La langue dont il s’agit est « la langue sainte » selon le célèbre commentateur Rachi* — une langue qui parle « amour et fraternité », quelque chose de positif en soi... Et qui va pourtant mal tourner.
C’est, poursuit Rachi, au motif que « Dieu n’avait pas le droit de s’attribuer de manière exclusive le monde supérieur », que cette humanité unie se dresse en élevant sa tour. Interprétation percutante de l’issue (que donne le v. 4 « une tour qui touche le ciel ») d’un préalable pourtant très positif, quasi utopique : « une seule langue et des paroles identiques ». Une humanité en passe de réaliser enfin un monde harmonieux, à l’opposé du chaos qui a conduit au déluge…
Et voilà que… « le Seigneur les dispersa » (v. 8). Après le déluge, pourquoi ce châtiment apparemment plus modéré ? demande Rachi : « quel a été le plus grave péché, celui de la génération du déluge ou celui de la génération de la tour de Babel ? » Les seconds semblent être allés plus loin, « entrant en guerre contre Dieu. Et pourtant les premiers ont été anéantis, alors que les seconds ne l’ont pas été ! C’est parce que la génération du déluge pratiquait corruptions et violences, d’où sa destruction, alors que celle de la tour pratiquait l’amour et la fraternité, ainsi qu’il est écrit : "une seule langue et des paroles identiques" (v.1). » On est ici plutôt dans le préventif…
La Torah, dont ce texte est un des moments introductifs, est le don d’une loi qui permette enfin de sortir des échecs récurrents dans la mise en place d’un monde apaisé. À Babel, on y est presque. « Une seule langue et des paroles identiques ». Voilà qui fait loi commune !.. On est à la veille de s’accorder sur une Déclaration des Droits de l’Homme ! Il n’est pas jusqu’à Dieu qui ne semble s’y conformer : « Le Seigneur descendit pour voir » (v. 5). Rachi à nouveau : « Il n’avait pas besoin de descendre pour cela, mais le texte vient ici enseigner aux juges qu’ils ne doivent pas condamner l’accusé avant de l’avoir vu et d’avoir compris. » Du droit, de la justice, rien à redire !

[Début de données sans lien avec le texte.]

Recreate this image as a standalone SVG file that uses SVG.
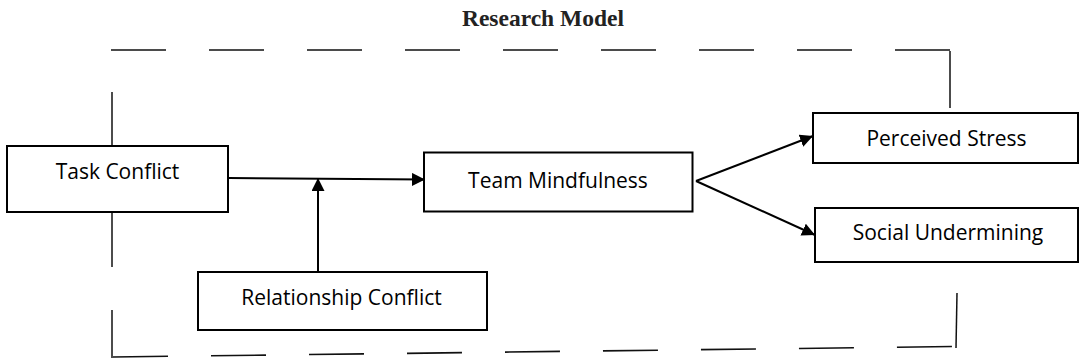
<svg xmlns="http://www.w3.org/2000/svg" width="1079" height="360" viewBox="0 0 1079 360">
<style>
.box{fill:#fff;stroke:#000;stroke-width:2}
.lbl{font-family:"Open Sans","Noto Sans",sans-serif;font-size:21px;fill:#000;text-anchor:middle}
.dash{fill:none;stroke:#111;stroke-width:1.6;stroke-dasharray:55 43}
.frame{fill:none;stroke:#111;stroke-width:1.5}
.conn{fill:none;stroke:#000;stroke-width:2}
</style>
<defs>
<marker id="ah" markerUnits="userSpaceOnUse" markerWidth="14" markerHeight="13" refX="13" refY="6.5" orient="auto">
<path d="M0,0 L13,6.5 L0,13 z" fill="#000"/>
</marker>
</defs>
<rect width="1079" height="360" fill="#fff"/>
<text x="543" y="26" font-family="'Liberation Serif','Times New Roman',serif" font-weight="bold" font-size="23.5" fill="#222" text-anchor="middle">Research Model</text>
<g id="frame">
<line class="dash" x1="111" y1="50" x2="950" y2="50"/>
<line class="frame" x1="950" y1="51" x2="950" y2="108"/>
<line class="frame" x1="112" y1="92" x2="112" y2="146"/>
<line class="frame" x1="112" y1="212" x2="112" y2="267"/>
<line class="frame" x1="112" y1="310" x2="112" y2="358"/>
<line class="dash" x1="113" y1="357" x2="954" y2="346.5"/>
<line class="frame" x1="957" y1="293" x2="956" y2="348"/>
</g>
<g id="connectors">
<line class="conn" x1="229" y1="178" x2="425" y2="179.5" marker-end="url(#ah)"/>
<line class="conn" stroke-width="3" x1="318" y1="272" x2="318" y2="178" marker-end="url(#ah)"/>
<line class="conn" x1="696" y1="181" x2="813" y2="136" marker-end="url(#ah)"/>
<line class="conn" x1="696" y1="181" x2="815" y2="235" marker-end="url(#ah)"/>
</g>
<g id="task-conflict">
<rect class="box" x="7" y="146" width="221" height="66"/>
<text class="lbl" x="117.5" y="179">Task Conflict</text>
</g>
<g id="relationship-conflict">
<rect class="box" x="198" y="272" width="289" height="58"/>
<text class="lbl" x="341.5" y="305">Relationship Conflict</text>
</g>
<g id="team-mindfulness">
<rect class="box" x="424" y="152.5" width="268.5" height="59"/>
<text class="lbl" x="558" y="188">Team Mindfulness</text>
</g>
<g id="perceived-stress">
<rect class="box" x="813" y="113" width="265" height="50"/>
<text class="lbl" x="946.5" y="146">Perceived Stress</text>
</g>
<g id="social-undermining">
<rect class="box" x="815" y="208" width="263" height="54"/>
<text class="lbl" x="948" y="240">Social Undermining</text>
</g>
</svg>
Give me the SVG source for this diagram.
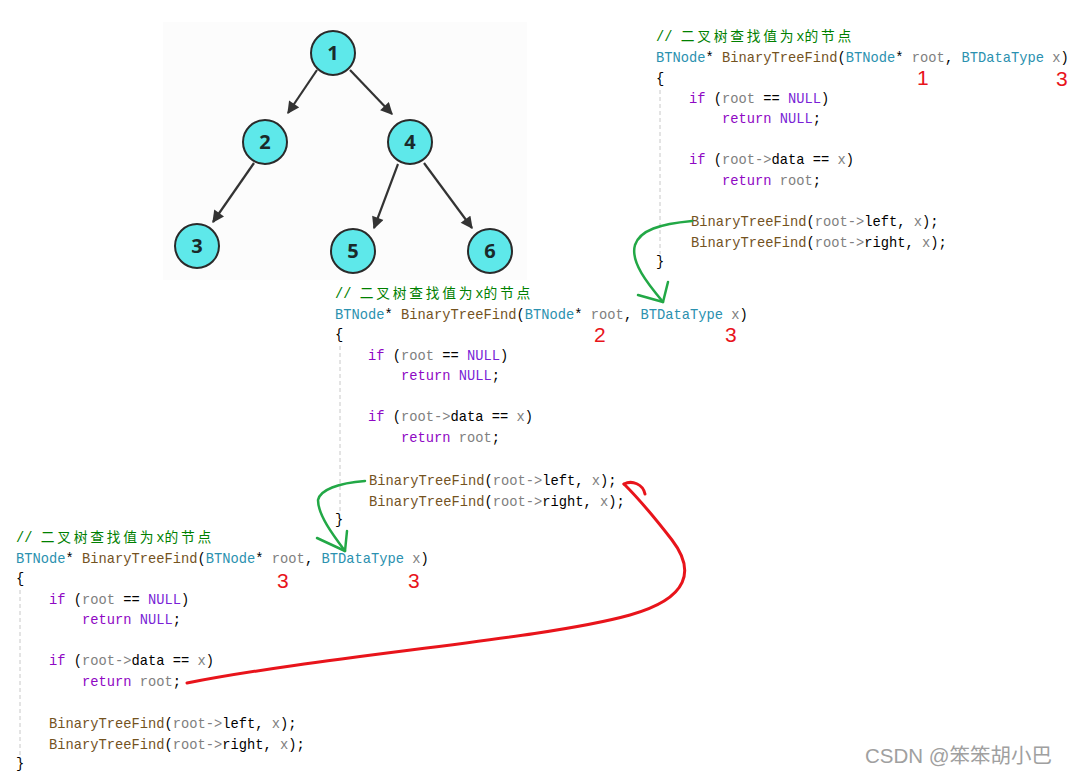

… Avec un constat, au terme de cette enquête divine : cette merveille d’harmonie est dévoyée ! Le fondement de l’harmonie, « une seule langue et des paroles identiques », de Loi juste en Droits de l’Homme, s’est mué ipso facto en clef de voûte circonvenant jusqu’au ciel. Est née de cette unité une « communauté internationale » propre à accomplir « ce qu'ils projetteront de faire » (v. 6)… Et ce n’est pas toujours reluisant ! Il n’est qu’à ouvrir nos journaux pour constater ce qui s’accomplit aujourd’hui-même au nom de « paroles identiques » parlées sous l’arche d’une Déclaration universelle : à peu près l’inverse de ce qu’elle clame : violence, chaos, bombes sur quiconque est décrété hérétique au nom de l’harmonie universelle…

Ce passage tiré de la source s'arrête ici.